= DIRECTION =
Quote exactly the lines between the line containing "Recreate this image" and the line containing "xs = list(range(len(dates)))", counting those two lines as part of the range. Leave the rest out.

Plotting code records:
# # # # #
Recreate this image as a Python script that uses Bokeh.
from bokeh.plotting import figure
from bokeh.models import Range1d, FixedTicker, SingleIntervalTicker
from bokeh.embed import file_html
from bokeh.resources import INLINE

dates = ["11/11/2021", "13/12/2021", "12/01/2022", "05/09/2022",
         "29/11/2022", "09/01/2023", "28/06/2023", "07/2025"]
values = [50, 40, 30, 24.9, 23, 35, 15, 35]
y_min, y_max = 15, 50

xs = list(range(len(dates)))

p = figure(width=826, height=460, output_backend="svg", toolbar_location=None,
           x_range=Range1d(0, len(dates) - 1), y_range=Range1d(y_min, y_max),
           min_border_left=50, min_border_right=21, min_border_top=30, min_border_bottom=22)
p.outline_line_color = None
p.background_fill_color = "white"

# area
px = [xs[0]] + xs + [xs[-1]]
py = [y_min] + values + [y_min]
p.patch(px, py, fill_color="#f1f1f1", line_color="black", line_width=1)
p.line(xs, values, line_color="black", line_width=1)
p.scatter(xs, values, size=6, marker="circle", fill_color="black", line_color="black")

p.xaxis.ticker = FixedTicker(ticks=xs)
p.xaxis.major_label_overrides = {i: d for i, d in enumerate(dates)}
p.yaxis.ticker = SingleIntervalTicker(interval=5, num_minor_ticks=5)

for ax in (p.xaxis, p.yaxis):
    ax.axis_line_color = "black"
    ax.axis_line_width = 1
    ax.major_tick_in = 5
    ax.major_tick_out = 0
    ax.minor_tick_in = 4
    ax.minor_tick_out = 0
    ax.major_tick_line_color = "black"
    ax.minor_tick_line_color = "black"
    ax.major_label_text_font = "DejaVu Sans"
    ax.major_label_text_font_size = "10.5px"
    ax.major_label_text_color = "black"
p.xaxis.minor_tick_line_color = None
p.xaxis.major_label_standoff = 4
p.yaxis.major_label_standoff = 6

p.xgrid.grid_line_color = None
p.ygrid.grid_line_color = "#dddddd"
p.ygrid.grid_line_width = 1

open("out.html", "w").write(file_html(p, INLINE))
# # # # #
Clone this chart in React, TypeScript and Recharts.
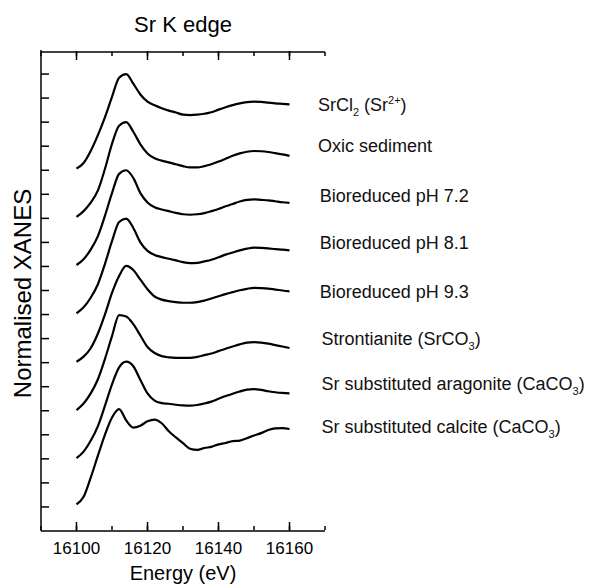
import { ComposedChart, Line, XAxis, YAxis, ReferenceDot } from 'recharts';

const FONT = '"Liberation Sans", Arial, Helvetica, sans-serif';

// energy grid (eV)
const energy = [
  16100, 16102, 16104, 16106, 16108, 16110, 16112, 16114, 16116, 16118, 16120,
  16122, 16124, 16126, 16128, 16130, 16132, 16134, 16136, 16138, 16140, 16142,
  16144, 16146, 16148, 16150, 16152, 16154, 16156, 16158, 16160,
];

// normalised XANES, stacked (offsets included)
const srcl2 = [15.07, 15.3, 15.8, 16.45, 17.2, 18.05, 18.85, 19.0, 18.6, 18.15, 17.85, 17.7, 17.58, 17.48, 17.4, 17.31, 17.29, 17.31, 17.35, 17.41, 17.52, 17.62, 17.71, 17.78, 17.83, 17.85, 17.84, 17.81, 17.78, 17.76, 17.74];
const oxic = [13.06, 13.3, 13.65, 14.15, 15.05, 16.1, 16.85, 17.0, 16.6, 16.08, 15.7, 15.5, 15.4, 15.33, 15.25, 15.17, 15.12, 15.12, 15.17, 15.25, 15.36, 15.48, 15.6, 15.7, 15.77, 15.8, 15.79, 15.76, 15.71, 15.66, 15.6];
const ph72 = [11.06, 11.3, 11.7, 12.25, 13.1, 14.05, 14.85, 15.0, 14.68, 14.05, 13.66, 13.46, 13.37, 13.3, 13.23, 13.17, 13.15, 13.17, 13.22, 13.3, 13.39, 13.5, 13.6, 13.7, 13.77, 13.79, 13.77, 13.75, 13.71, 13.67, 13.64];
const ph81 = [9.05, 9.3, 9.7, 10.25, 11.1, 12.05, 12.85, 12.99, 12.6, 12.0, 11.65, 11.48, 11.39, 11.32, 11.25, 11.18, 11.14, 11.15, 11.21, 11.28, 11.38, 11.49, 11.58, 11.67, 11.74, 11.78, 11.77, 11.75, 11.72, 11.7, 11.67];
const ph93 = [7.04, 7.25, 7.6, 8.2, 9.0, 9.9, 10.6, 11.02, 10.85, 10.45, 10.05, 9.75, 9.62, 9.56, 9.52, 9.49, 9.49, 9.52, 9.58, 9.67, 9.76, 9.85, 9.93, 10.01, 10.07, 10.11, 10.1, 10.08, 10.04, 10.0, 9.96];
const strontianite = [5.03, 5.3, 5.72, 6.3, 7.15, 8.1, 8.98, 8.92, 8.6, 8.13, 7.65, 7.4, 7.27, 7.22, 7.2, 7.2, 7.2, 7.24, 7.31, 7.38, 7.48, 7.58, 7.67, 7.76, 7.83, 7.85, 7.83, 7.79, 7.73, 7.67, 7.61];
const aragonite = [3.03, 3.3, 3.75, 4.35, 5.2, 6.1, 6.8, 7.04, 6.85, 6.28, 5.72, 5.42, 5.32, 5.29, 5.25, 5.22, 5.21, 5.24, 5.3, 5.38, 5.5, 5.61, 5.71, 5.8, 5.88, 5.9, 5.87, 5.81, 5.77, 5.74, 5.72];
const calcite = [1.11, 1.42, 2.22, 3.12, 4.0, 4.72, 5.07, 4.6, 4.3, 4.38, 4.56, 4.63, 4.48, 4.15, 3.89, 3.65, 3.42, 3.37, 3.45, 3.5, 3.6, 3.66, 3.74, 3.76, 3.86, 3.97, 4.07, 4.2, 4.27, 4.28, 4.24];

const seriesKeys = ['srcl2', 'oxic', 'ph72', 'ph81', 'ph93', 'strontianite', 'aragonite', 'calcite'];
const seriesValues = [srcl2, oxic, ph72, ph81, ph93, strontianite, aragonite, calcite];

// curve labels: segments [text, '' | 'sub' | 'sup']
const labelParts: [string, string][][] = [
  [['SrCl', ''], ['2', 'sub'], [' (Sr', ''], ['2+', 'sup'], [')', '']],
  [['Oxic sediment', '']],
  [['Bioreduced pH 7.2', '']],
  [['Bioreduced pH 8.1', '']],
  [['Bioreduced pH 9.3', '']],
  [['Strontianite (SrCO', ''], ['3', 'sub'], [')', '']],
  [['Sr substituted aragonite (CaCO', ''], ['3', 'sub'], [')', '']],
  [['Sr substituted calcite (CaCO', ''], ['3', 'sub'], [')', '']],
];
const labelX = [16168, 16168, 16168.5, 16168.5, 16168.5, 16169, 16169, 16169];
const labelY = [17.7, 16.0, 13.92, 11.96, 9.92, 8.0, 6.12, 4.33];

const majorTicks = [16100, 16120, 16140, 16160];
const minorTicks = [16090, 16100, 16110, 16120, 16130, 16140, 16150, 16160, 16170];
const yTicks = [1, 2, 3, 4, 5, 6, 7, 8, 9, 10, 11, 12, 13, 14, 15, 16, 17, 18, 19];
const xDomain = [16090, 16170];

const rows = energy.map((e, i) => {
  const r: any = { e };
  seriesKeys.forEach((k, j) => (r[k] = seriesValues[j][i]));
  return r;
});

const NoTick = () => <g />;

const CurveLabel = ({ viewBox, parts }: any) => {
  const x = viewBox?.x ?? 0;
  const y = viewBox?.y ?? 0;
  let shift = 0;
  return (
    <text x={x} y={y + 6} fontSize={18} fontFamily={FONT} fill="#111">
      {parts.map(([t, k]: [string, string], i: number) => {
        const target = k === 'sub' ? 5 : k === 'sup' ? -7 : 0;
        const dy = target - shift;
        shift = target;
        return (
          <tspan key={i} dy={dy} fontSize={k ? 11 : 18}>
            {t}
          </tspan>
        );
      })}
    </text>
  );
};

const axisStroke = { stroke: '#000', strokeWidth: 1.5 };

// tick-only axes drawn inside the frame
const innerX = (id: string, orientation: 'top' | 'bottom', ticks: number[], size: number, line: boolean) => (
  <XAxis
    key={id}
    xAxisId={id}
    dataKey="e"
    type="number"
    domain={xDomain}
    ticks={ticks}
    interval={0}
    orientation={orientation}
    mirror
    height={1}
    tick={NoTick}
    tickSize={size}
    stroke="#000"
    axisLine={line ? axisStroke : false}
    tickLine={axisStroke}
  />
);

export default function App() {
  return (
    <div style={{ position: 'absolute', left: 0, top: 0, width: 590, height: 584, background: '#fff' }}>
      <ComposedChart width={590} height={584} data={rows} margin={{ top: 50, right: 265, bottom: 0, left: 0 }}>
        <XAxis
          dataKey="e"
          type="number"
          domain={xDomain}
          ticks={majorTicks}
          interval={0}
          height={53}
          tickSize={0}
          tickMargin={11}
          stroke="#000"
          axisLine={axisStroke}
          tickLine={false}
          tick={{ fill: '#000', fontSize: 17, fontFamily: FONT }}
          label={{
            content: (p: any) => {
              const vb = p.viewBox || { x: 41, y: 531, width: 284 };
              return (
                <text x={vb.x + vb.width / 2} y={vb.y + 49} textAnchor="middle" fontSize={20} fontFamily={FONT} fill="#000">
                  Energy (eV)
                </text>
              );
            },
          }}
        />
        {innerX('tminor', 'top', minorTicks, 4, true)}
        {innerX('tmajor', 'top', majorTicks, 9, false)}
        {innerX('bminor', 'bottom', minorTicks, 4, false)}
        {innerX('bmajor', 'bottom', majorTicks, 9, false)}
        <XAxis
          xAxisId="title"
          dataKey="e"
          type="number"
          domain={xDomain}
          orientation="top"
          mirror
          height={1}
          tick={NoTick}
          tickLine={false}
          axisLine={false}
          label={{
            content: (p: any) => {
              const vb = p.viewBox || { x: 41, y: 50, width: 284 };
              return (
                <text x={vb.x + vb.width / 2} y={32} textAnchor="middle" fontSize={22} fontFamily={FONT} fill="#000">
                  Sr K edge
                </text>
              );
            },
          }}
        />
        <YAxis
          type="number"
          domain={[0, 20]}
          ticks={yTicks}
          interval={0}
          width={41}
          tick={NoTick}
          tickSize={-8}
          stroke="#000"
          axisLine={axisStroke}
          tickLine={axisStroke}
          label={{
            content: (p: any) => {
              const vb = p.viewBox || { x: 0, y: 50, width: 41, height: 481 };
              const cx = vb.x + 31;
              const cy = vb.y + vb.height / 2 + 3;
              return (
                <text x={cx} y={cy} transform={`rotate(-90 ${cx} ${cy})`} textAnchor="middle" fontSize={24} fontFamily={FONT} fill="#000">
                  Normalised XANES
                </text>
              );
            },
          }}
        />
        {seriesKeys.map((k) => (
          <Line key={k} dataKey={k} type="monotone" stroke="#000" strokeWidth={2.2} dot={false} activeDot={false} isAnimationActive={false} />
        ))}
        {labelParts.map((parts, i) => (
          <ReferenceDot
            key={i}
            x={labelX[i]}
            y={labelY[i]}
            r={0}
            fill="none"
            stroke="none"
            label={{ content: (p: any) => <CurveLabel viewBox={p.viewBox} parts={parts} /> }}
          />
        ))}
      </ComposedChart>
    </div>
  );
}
# # # # #
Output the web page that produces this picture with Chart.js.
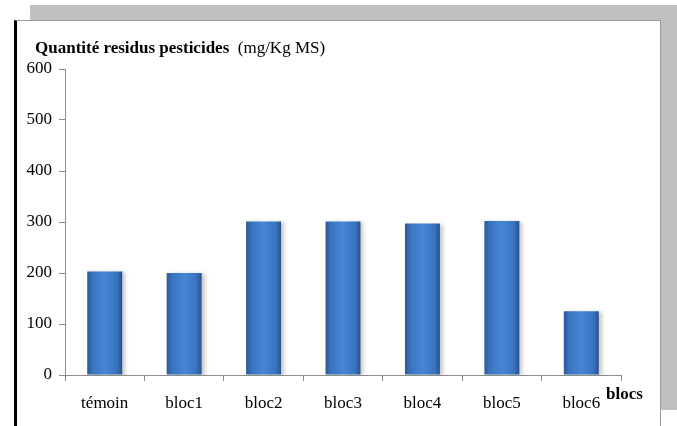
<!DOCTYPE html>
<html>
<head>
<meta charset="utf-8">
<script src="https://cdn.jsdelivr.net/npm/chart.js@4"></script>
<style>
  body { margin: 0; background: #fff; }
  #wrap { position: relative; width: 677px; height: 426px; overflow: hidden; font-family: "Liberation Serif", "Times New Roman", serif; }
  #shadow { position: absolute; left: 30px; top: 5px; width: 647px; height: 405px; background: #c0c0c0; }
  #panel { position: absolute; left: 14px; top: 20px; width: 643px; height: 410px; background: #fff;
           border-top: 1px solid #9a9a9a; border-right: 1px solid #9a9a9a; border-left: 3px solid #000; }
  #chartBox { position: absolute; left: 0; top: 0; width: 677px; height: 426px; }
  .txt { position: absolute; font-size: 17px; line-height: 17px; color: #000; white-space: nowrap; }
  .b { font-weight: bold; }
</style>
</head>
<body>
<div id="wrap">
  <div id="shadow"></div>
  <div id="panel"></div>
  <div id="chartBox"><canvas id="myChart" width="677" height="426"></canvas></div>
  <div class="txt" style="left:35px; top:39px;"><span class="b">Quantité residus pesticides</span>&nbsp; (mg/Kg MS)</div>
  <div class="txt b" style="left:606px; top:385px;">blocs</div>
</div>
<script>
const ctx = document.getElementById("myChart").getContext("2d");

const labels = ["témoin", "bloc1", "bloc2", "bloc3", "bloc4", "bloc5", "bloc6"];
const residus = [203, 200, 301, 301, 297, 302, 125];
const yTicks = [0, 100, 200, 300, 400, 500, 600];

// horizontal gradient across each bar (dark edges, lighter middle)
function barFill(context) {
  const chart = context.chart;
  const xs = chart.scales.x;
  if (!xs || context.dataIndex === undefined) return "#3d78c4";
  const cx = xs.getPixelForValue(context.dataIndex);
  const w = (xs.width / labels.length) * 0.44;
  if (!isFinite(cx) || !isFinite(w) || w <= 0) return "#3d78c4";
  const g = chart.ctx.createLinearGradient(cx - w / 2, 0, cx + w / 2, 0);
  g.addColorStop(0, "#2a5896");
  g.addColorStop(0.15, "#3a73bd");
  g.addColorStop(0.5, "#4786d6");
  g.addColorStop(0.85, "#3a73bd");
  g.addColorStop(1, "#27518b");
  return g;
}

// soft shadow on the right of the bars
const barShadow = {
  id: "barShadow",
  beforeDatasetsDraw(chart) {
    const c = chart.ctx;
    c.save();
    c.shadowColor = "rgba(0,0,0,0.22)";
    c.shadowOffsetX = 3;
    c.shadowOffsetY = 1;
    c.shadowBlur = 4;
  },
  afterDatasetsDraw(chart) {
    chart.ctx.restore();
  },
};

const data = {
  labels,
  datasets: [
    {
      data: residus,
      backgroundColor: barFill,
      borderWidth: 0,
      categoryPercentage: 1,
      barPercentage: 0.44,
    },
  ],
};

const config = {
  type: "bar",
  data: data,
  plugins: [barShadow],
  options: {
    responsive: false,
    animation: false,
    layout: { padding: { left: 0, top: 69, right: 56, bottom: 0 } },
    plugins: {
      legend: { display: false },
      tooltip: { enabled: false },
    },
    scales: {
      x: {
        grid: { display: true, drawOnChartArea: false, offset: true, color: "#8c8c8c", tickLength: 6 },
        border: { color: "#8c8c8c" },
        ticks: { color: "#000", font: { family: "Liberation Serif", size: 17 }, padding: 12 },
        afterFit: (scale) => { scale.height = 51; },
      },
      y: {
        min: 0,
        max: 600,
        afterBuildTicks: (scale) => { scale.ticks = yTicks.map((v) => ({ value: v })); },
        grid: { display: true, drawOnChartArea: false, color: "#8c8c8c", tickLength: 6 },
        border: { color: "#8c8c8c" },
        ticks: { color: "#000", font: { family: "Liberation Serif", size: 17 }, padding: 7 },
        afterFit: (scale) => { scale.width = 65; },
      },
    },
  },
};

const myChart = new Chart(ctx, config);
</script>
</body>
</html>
# # # # #
= CORRECT OUTPUT =
Recreate this image as a Python script that uses Bokeh.
from bokeh.plotting import figure
from bokeh.models import Range1d, FixedTicker, SingleIntervalTicker
from bokeh.embed import file_html
from bokeh.resources import INLINE

dates = ["11/11/2021", "13/12/2021", "12/01/2022", "05/09/2022",
         "29/11/2022", "09/01/2023", "28/06/2023", "07/2025"]
values = [50, 40, 30, 24.9, 23, 35, 15, 35]
y_min, y_max = 15, 50

xs = list(range(len(dates)))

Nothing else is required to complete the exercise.